1. Le vendredi 29 juin 2018, 20:57 par gerardgrig
Le mérite de Jonathan Barnes est de reconnaître qu' il est lui-même limité, quand il affirme que les Anglais pensent, quand les Français compilent. À mon avis, la réalité est plus complexe. En France, nous avons eu une pléiade d’universitaires très originaux, mais nous avons observé un phénomène curieux. La génération de jeunes chercheurs, qui les avait lus avec ardeur et passion, les a utilisés comme une simple boussole pour revisiter l’histoire de la philosophie, et maintenir exactement une tradition en lui donnant un nouveau souffle. Le bergsonisme et la phénoménologie avaient eu le même rôle, dans l' Université. En ce sens, il y a bien un habitus français.

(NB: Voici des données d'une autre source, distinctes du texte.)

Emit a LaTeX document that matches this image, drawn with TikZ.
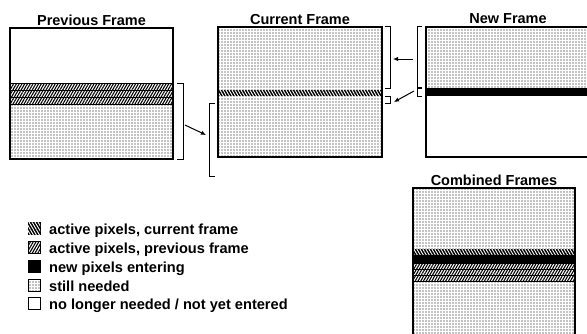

On voit bien comment le Foucault épistémologue des sciences de l’homme a permis de reconduire des travaux d'histoire de la philosophie du XVIIIème siècle, de facture très classique, malgré leur inspiration structuraliste superficielle et dans l'air du temps.
2. Le samedi 30 juin 2018, 15:56 par Philalethe
Il me semble que le phénomène du philosophe qui fait école et dont les disciples n'ont pas le talent est très ordinaire et ne devrait pas être seulement français. C'est la même chose en art.

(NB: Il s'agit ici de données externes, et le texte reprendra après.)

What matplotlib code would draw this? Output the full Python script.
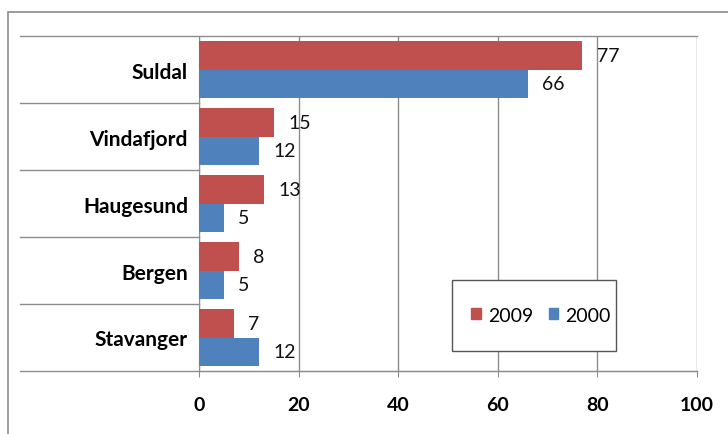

3. Le lundi 2 juillet 2018, 12:21 par Laurent
Si l'on rapporte la situation de l'enseignement philosophique en France à ce qui se passe en Allemagne, ne tomberait-on pas là sur l'exact inverse de la thèse soutenue dans le dernier texte ? Un critère tout simple : les concours de recrutement de professeurs de philosophie. La dissertation de philosophie à l'agrégation requiert précisément l'attitude non-doxographique, soit l'évitement de compilation de positions historiques dont l'histoire de la philosophie fait, elle, son objet. À la base de cette exigence, le préjugé typique des Lumières selon lequel il convient de former des esprits émancipés traçant dans la vie intellectuelle leur propre sillon de décision libre, et éclairée. En Allemagne, à l'inverse (sans doute sous l'influence de quelque hégélianisme transcendantal), la philosophie, aujourd'hui encore, n'est rien d'autre que l'histoire de la philosophie. Il y a là, me semble-t-il, un profond contresens, peut-être dû à un manque de connaissance historique de l'évolution idéologique (ou de la non-évolution, en l'espèce) de la formation des professeurs en France.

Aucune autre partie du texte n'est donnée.